The rest of Proverbs 29 gives a picture of the wicked person (also called stubborn, evil, mockers, fools, bloodthirsty, liars, oppressors, undisciplined, disgraceful, rebellious, hot-tempered, prideful, thieves...).  He was always pampered as a child.  He was never disciplined and his character never fully developed.  As he grew into a man, he became entitled and prideful.  He demands that others respect him though his actions a not respectable.  He never matured.
As a man, he rejects discipline.  He has no insight into his own behavior.  He doesn't care.  He has no empathy for the concerns, needs, or suffering of others.  He has no time or energy for those that he considers to be below him.  He will not share his resources.  Sound like anyone we are currently exposed to in the media?

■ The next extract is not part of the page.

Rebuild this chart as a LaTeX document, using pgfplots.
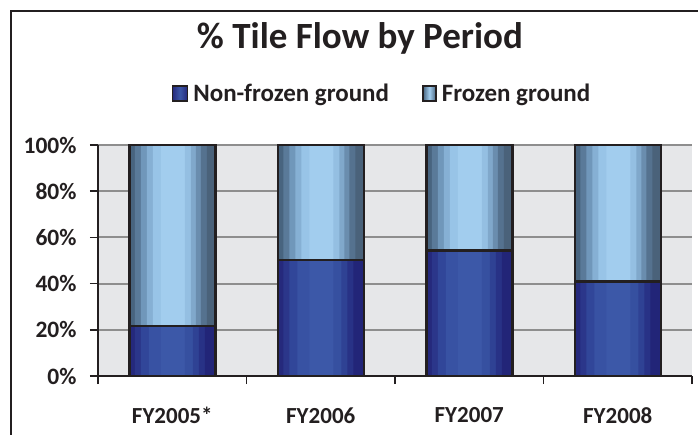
\documentclass[border=0pt]{standalone}
\usepackage{pgfplots}
\usepackage{pgfplotstable}
\pgfplotsset{compat=1.18}
\usepackage{fontspec}
\setmainfont{Carlito}

\definecolor{txt}{HTML}{231F20}
\definecolor{plotbg}{HTML}{E6E7E9}
\definecolor{gridgray}{HTML}{8E8E8E}
\definecolor{fzA}{HTML}{48647F}
\definecolor{fzC}{HTML}{A2CDEE}
\definecolor{nfA}{HTML}{25297C}
\definecolor{nfC}{HTML}{3C58A8}

\pgfplotstableread{
x nonfrozen frozen
0 21.6 100
1 50.2 100
2 54.4 100
3 41.0 100
}\tileflow

% one vertical strip of a bar: column, strip width, shift from bar centre, colour
\newcommand{\strip}[4]{%
  \definecolor{c#4}{HTML}{#4}%
  \addplot[ybar, bar width=#2pt, bar shift=#3pt, fill=c#4, draw=none, forget plot]
    table[x=x, y=#1] {\tileflow};}

\begin{document}
\begin{tikzpicture}
\path[use as bounding box, clip] (0pt,0pt) rectangle (698pt,-435pt);
\draw[line width=2.5pt, txt] (11pt,-445pt) -- (11pt,-11pt) -- (710pt,-11pt);
\begin{axis}[
    at={(98pt,-376pt)}, anchor=south west,
    scale only axis, width=594pt, height=231pt,
    xmin=-0.5, xmax=3.5, ymin=0, ymax=100,
    axis x line*=bottom, axis y line*=left,
    axis line style={txt, line width=2.2pt},
    axis background/.style={fill=plotbg},
    ymajorgrids, major grid style={gridgray, line width=2pt},
    ytick={0,20,...,100},
    yticklabel={\pgfmathprintnumber{\tick}\%},
    xtick={0,1,2,3}, xticklabels={FY2005*,FY2006,FY2007,FY2008},
    minor xtick={-0.5,0.5,1.5,2.5,3.5},
    tick align=outside, major tick length=8pt, minor tick length=8pt,
    major x tick style={draw=none},
    minor x tick style={draw=txt, line width=1.5pt},
    ytick style={draw=txt, line width=1.5pt},
    /pgf/number format/assume math mode=true,
    yticklabel style={font=\fontsize{23.5}{26}\selectfont\bfseries, text=txt, xshift=-10pt},
    xticklabel style={font=\fontsize{23}{26}\selectfont\bfseries, text=txt, yshift=-20pt},
    title={\% Tile Flow by Period},
    title style={at={(0.441,1.39)}, anchor=base, font=\fontsize{37}{40}\selectfont\bfseries, text=txt},
    legend columns=2,
    legend style={at={(0.478,1.221)}, anchor=center, draw=none, fill=none,
        font=\fontsize{25}{28}\selectfont\bfseries, text=txt,
        /tikz/every odd column/.append style={column sep=3pt},
        /tikz/every even column/.append style={column sep=31pt}},
]
% frozen ground: full-height bars (dark edges, light centre)
\strip{frozen}{6.8}{-40}{48647F}
\strip{frozen}{6.8}{-34}{5A7A99}
\strip{frozen}{6.8}{-28}{7097BA}
\strip{frozen}{6.8}{-22}{86B0D4}
\strip{frozen}{8.8}{-15}{98C4E7}
\strip{frozen}{24.8}{1}{A2CDEE}
\strip{frozen}{6.8}{16}{94BFE2}
\strip{frozen}{5.8}{21.5}{80A8CB}
\strip{frozen}{5.8}{26.5}{6A8DAE}
\strip{frozen}{6.8}{32}{55728F}
\strip{frozen}{8.8}{39}{4A627A}
% non-frozen ground share in front
\strip{nonfrozen}{6.8}{-40}{25297C}
\strip{nonfrozen}{6.8}{-34}{2B368A}
\strip{nonfrozen}{8.8}{-27}{314699}
\strip{nonfrozen}{12.8}{-17}{3852A3}
\strip{nonfrozen}{24.8}{1}{3C58A8}
\strip{nonfrozen}{8.8}{17}{3650A0}
\strip{nonfrozen}{6.8}{24}{2F4294}
\strip{nonfrozen}{6.8}{30}{283286}
\strip{nonfrozen}{10.8}{38}{222578}
% outlines
\addplot[ybar, bar width=86pt, bar shift=0pt, fill=none, draw=txt, line width=2.5pt, forget plot]
    table[x=x, y=frozen] {\tileflow};
\addplot[ybar, bar width=86pt, bar shift=0pt, fill=none, draw=txt, line width=2.5pt, forget plot]
    table[x=x, y=nonfrozen] {\tileflow};
\addlegendimage{legend image code/.code={\draw[draw=txt, line width=1.8pt, left color=nfA, right color=nfA, middle color=nfC] (0pt,-7pt) rectangle (15pt,8pt);}}
\addlegendentry{Non-frozen ground}
\addlegendimage{legend image code/.code={\draw[draw=txt, line width=1.8pt, left color=fzA, right color=fzA, middle color=fzC] (0pt,-7pt) rectangle (13pt,8pt);}}
\addlegendentry{Frozen ground}
\end{axis}
\end{tikzpicture}
\end{document}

Yet the godly have compassion.  They know that the poor person on the street or swiping the food-stamp card in the grocery line are deeply loved, made in the image of God.  They know that there is more to the story and more to that person than what they see with their eyes.  
They also recognize that Jesus was poor.  He was homeless.  He had no income.  He had no secondary education.  He lived off of the handouts of others.  He was called a bastard, a drunk, a lowlife, a burden.  His friends and followers were the lowest members of society--the people that should be deported--the people that should be banned from entering places of piety--the people that were disabled, broken, weary, and just trying to make ends meet.  Sound like anyone or any group of people that you know or are aware of?  Maybe you?
Maybe it's not currently you but you know that with any shift in the economic winds, it could be.